I cannot help being aware that all this might come across as being extremely hypocritical, considering that I myself am extremely ambitious – and I never stop talking about my ambitions on this blog!  Truth be told, I spend a long time trying to work out how to best achieve my ambitions so that they do not take too much time; I also sit and think how to structure them so that they don’t own me, and I never have to take work home, as it were (although I work from home – you get what I mean!)  Furthermore, I am working to achieve as many things as I can before marriage, so that once I am married I can have more headspace to dedicate to my husband and our life together.  That said, I know that I am still going to be ambitious within marriage, and to a certain extent I hope that he is too, so that that can be another language that we have in common. I hope that my husband and I can work together to work out how to manage our lives and dreams so that we both excel in our various endeavours, any places we are going we can go there together, while our marriage remains unassailably front and centre, by the grace of God.

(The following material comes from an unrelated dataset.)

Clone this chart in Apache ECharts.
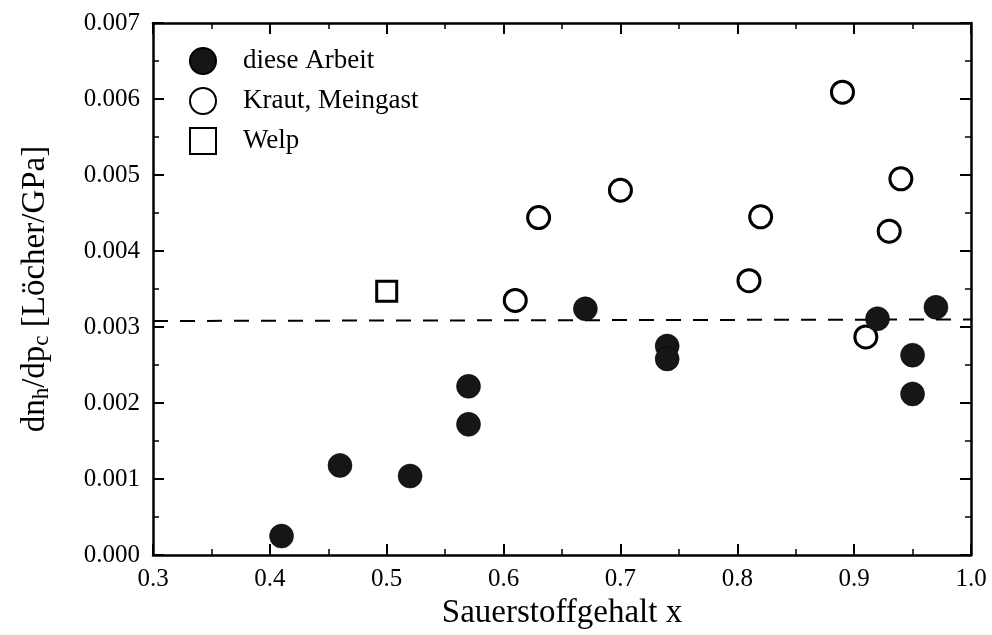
<!DOCTYPE html>
<html>
<head>
<meta charset="utf-8">
<script src="https://cdn.jsdelivr.net/npm/echarts@6/dist/echarts.min.js"></script>
<style>html,body{margin:0;padding:0;background:#fff}#c{width:992px;height:635px}</style>
</head>
<body>
<div id="c"></div>
<script>
const xTicks = [0.3, 0.4, 0.5, 0.6, 0.7, 0.8, 0.9, 1.0];
const yTicks = [0.000, 0.001, 0.002, 0.003, 0.004, 0.005, 0.006, 0.007];
const arbeitX = [0.41, 0.46, 0.52, 0.57, 0.57, 0.67, 0.74, 0.74, 0.92, 0.95, 0.95, 0.97];
const arbeitY = [0.00025, 0.00118, 0.00104, 0.00222, 0.00172, 0.00324, 0.00275, 0.00258, 0.00311, 0.00263, 0.00212, 0.00326];
const krautX = [0.61, 0.63, 0.70, 0.81, 0.82, 0.89, 0.91, 0.93, 0.94];
const krautY = [0.00335, 0.00444, 0.00480, 0.00361, 0.00445, 0.00609, 0.00287, 0.00426, 0.00495];
const welpX = [0.50];
const welpY = [0.00347];
const fitX = [0.3, 1.0];
const fitY = [0.00308, 0.00310];
const seriesNames = ['diese Arbeit', 'Kraut, Meingast', 'Welp'];

const zip = (a, b) => a.map((v, i) => [v, b[i]]);
const F = '"Liberation Serif", "Times New Roman", serif';
const axisLine = {show: true, onZero: false, lineStyle: {color: '#000', width: 2.5}};
const xBase = {
  type: 'value', min: xTicks[0], max: xTicks[xTicks.length - 1], interval: 0.1,
  splitLine: {show: false}, axisLine: axisLine,
  axisTick: {show: true, inside: true, length: 11, lineStyle: {color: '#000', width: 2}},
  minorTick: {show: true, splitNumber: 2, length: 6, lineStyle: {color: '#000', width: 1.5}}
};
const yBase = {
  type: 'value', min: yTicks[0], max: yTicks[yTicks.length - 1], interval: 0.001,
  splitLine: {show: false}, axisLine: axisLine,
  axisTick: {show: true, inside: true, length: 11, lineStyle: {color: '#000', width: 2}},
  minorTick: {show: true, splitNumber: 2, length: 6, lineStyle: {color: '#000', width: 1.5}}
};
const chart = echarts.init(document.getElementById('c'), null, {renderer: 'canvas'});
chart.setOption({
  animation: false,
  backgroundColor: '#fff',
  grid: {left: 153, right: 21, top: 23, bottom: 77, containLabel: false},
  legend: {
    data: seriesNames, orient: 'vertical', left: 184, top: 42,
    itemWidth: 26, itemHeight: 26, itemGap: 12, selectedMode: false,
    textStyle: {fontFamily: F, fontSize: 27, color: '#000', padding: [0, 0, 0, 22]}
  },
  xAxis: [
    Object.assign({}, xBase, {
      position: 'bottom',
      name: 'Sauerstoffgehalt x', nameLocation: 'middle', nameGap: 41,
      nameTextStyle: {fontFamily: F, fontSize: 33, color: '#000'},
      axisLabel: {show: true, margin: 12, fontFamily: F, fontSize: 25, color: '#000',
        formatter: v => v.toFixed(1)}
    }),
    Object.assign({}, xBase, {position: 'top', axisLabel: {show: false}})
  ],
  yAxis: [
    Object.assign({}, yBase, {
      position: 'left',
      name: '{n|dn}{s|h}{n|/dp}{s|c}{n| [Löcher/GPa]}',
      nameLocation: 'middle', nameGap: 100, nameRotate: 90,
      nameTextStyle: {
        fontFamily: F, fontSize: 33, color: '#000',
        rich: {
          n: {fontFamily: F, fontSize: 33, color: '#000', lineHeight: 36, verticalAlign: 'middle'},
          s: {fontFamily: F, fontSize: 23, color: '#000', lineHeight: 22, verticalAlign: 'bottom'}
        }
      },
      axisLabel: {show: true, margin: 13, fontFamily: F, fontSize: 25, color: '#000',
        formatter: v => v.toFixed(3)}
    }),
    Object.assign({}, yBase, {position: 'right', axisLabel: {show: false}})
  ],
  series: [
    {
      name: 'fit', type: 'line', data: zip(fitX, fitY), symbol: 'none', z: 1,
      lineStyle: {color: '#000', width: 2, type: [15, 12]}, silent: true
    },
    {
      name: seriesNames[1], type: 'scatter', data: zip(krautX, krautY), symbol: 'circle', symbolSize: 22, z: 2,
      itemStyle: {color: '#fff', borderColor: '#000', borderWidth: 3, opacity: 1}
    },
    {
      name: seriesNames[2], type: 'scatter', data: zip(welpX, welpY), symbol: 'rect', symbolSize: 20, z: 2,
      itemStyle: {color: '#fff', borderColor: '#000', borderWidth: 3, opacity: 1}
    },
    {
      name: seriesNames[0], type: 'scatter', data: zip(arbeitX, arbeitY), symbol: 'circle', symbolSize: 24, z: 3,
      itemStyle: {color: '#161616', borderColor: '#000', borderWidth: 0.5, opacity: 1}
    }
  ]
});
</script>
</body>
</html>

Here is the thing:  it is not as if work is “bad”, of course.  Even if I had all the money I could possibly need I would still work, as I love the sense of fulfillment. But there is a difference between this type of work that you do, because it genuinely interests you and fires off your passions, and that type of drudge-work that you would do only to pay the bills; the latter can be so mind-numbing and dreary and physically exhausting.  Yes I have worked as an Amazon warehouse worker not once but twice over two Christmas seasons. While I never had to find any interesting uses for bottles (!) it was still a nightmare, as the targets were just too high to be met consistently.  It was due to this job that I realised the importance of getting a good night’s sleep for physical performance. For each stint, at first I was zipping around, meeting all my targets effortlessly, but because the working day was so long at 10 hrs (sometimes even longer), and because I lived a couple of hours travel away from the warehouse, I literally did not have enough time to go home, get a good night’s rest, and then come back well refreshed for the next day. And then being such a physical job I actually needed a solid 10 hours sleep, rather than just 8.  And yet this just was not mathematically possible. So in both cases, after just a few days, I was literally just walking so slowly I may as well have been crawling.  The second time around, after a mere three weeks, I was so exhausted that I realised that I was going to accidentally kill either myself or someone else, if I persisted. So I left very abruptly – and I stopped going to a bad church that was far less amazing than I had initially thought at the same time – victory from patriarchal capitalism all round!

Amazon is  clearly a very successful company, but the way they treat their staff is so counterproductive. They would hire lots of people and then fire them for not meeting targets. Yet if they were to make those targets a little more achievable, then they would not have such a high turnover of staff and they would save so much money in recruitment costs. It was never going to be the most glamorous job, but with truly sustainable targets it could otherwise have been so good to earn some extra income, or your main income if you had other priorities. It could have been the kind of thing that self-employed people/wannabe entrepreneurs like me could recommend to one another, while working to get businesses set up. If the targets had been more achievable I would have been more than happy to work there indefinitely while trying to get my businesses set up. I would probably still be working there now!

Furthermore everything seemed to be designed for men, even the work targets. Did it honestly not occur to someone that in a physical job, women would need different targets from men, because we just do not have the same physical strength?  And yet, under a seeming pretext of “gender equality” they gave us exactly the same targets. Furthermore, all the equipment was clearly for men, nothing specifically designed for women: the protective items of clothing were all man-sized and man-shaped, the trolleys were man sized, meaning that the pushing bars were placed at a convenient level for men to push, but not women making them almost impossible for me to manoeuvre – everything.  Seriously? So yeah that was fun!  After those three weeks I was so tired that I gave myself two months off where I just recovered.

And alongside these Amazon stints I have worked in so many unexciting jobs, thankfully less physically demanding than Amazon.  That is why it is my prayer that God would bless my business endeavours so that I never have to go back to any of these types of jobs (please Lord!)